I took this pic at Whistler. Note how the riding line of the whole pump track is raised above ground level. They used just dirt to do it.


----------



## cyrjm (May 3, 2007)

Yeah, the idea of the ties is to raise the track (straight) 6 inches above the base. Also to make it look good too, this pump track will be landscaped with mulch, bushes and stone. So, the ties will be decorative as well as functional. My design will be a modified figure 8 and on the inside of the track will be large river stones so that water can drain into those areas. I'd like to make the flats, in between the rollers, drain inward. I do like the idea from the first picture (HUGE berm btw) and plan on doing that as well. The reason I want to use ties or blocks to build a retaining wall is really for aesthetics.
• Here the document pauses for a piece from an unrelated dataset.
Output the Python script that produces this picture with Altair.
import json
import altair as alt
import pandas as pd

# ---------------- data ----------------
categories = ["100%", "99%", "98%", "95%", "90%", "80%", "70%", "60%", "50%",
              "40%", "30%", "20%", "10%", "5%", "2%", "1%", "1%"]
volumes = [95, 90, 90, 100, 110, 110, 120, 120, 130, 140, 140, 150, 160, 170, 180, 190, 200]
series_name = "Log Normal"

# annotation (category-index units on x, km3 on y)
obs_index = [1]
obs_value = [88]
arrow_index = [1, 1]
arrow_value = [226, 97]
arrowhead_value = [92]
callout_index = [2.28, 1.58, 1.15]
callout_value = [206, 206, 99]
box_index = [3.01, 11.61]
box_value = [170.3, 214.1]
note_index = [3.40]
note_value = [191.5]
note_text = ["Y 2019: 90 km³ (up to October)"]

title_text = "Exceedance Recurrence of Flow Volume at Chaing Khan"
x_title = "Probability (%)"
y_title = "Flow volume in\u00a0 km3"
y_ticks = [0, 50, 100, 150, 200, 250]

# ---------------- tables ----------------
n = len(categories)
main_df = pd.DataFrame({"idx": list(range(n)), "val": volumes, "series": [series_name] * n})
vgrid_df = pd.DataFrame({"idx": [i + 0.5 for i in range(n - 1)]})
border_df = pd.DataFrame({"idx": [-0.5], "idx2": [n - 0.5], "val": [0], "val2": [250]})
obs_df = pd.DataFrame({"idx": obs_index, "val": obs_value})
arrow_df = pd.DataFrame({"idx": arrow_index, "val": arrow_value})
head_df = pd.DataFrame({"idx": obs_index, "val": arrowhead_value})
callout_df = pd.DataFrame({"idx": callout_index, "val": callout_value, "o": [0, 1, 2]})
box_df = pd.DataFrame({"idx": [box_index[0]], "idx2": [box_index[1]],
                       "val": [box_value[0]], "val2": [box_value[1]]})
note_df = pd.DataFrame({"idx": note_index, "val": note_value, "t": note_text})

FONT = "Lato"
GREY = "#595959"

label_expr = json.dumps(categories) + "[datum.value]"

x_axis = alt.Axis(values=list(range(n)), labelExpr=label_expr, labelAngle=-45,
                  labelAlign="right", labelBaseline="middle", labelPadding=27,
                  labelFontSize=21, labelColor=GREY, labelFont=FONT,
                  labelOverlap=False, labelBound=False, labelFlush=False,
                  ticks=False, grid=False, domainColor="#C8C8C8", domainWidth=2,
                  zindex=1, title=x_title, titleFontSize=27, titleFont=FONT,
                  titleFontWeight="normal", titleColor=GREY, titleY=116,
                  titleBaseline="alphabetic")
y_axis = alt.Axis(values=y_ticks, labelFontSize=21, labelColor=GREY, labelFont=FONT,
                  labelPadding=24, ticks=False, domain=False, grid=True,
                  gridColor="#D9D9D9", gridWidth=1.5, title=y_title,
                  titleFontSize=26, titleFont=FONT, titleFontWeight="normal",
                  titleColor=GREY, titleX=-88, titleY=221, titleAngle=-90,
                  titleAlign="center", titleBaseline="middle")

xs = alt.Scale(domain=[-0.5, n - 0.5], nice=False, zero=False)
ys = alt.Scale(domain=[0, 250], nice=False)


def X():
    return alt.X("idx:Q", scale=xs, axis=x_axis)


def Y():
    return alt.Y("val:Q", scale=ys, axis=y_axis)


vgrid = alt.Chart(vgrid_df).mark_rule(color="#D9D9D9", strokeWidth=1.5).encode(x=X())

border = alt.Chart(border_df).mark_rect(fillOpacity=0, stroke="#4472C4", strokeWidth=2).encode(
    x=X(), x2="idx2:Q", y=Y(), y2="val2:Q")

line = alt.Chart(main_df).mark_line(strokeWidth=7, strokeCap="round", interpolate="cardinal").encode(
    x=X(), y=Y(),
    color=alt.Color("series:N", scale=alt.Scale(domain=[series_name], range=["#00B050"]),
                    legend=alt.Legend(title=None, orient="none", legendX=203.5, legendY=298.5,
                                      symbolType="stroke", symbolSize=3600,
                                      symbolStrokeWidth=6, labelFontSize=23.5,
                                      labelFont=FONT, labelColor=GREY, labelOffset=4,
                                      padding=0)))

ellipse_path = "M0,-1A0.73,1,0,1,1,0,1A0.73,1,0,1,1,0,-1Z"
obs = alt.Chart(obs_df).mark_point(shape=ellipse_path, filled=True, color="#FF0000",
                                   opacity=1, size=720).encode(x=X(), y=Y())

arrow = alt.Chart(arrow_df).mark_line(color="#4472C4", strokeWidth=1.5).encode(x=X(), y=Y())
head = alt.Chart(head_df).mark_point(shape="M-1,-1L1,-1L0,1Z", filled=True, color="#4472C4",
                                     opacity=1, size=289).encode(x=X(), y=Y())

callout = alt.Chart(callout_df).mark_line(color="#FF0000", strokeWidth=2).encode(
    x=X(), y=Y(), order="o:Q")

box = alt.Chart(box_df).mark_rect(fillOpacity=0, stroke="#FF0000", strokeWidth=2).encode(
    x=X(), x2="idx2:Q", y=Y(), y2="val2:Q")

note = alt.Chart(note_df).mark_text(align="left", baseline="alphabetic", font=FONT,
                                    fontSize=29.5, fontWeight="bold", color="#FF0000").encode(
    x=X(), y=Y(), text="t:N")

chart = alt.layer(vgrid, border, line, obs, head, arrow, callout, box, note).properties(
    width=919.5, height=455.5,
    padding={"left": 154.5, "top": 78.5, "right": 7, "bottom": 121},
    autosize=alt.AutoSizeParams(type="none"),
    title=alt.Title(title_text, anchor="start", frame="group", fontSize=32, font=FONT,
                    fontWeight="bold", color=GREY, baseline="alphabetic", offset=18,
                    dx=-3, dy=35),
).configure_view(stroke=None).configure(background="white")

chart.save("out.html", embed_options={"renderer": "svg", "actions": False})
Here's the space I'm working with before I started. I'm going to blow away all the work I've done and start fresh like in these pics:

Backyard Pump Track | Dirt For My Pumptrack


----------



## Markhpnc (May 5, 2011)

I built this berm retaining wall only because of space constraints so I could still get a decent height berm close to the neighbor's fence. It's made with 4x4s and rebar. Even with having to pay for dirt, the retaining wall was still more expensive than doing it all out of dirt. So I wouldn't do it unless I had too because of layout, or already had the materials.

Originally I thought it would be fairly simple like using logs out on a trail. But as I started actually trying to assemble it wasn't like I thought so I started researching retaining walls. Turns out the legit ones are fairly complicated (I'm not a carpenter or engineer).

Not that it matters but this is a kiddie mini dh flow trail not an actual pumptrack.
























This is Lee McCormick on a pt at Valmont from the new Bike Parks book from IMBA.


----------



## cyrjm (May 3, 2007)

Problem is I have a metric **** ton of roots to contend with so digging post holes isn't going to happen. This looks good though, I'm going to start rebuilding soon. I have to sort something out!


----------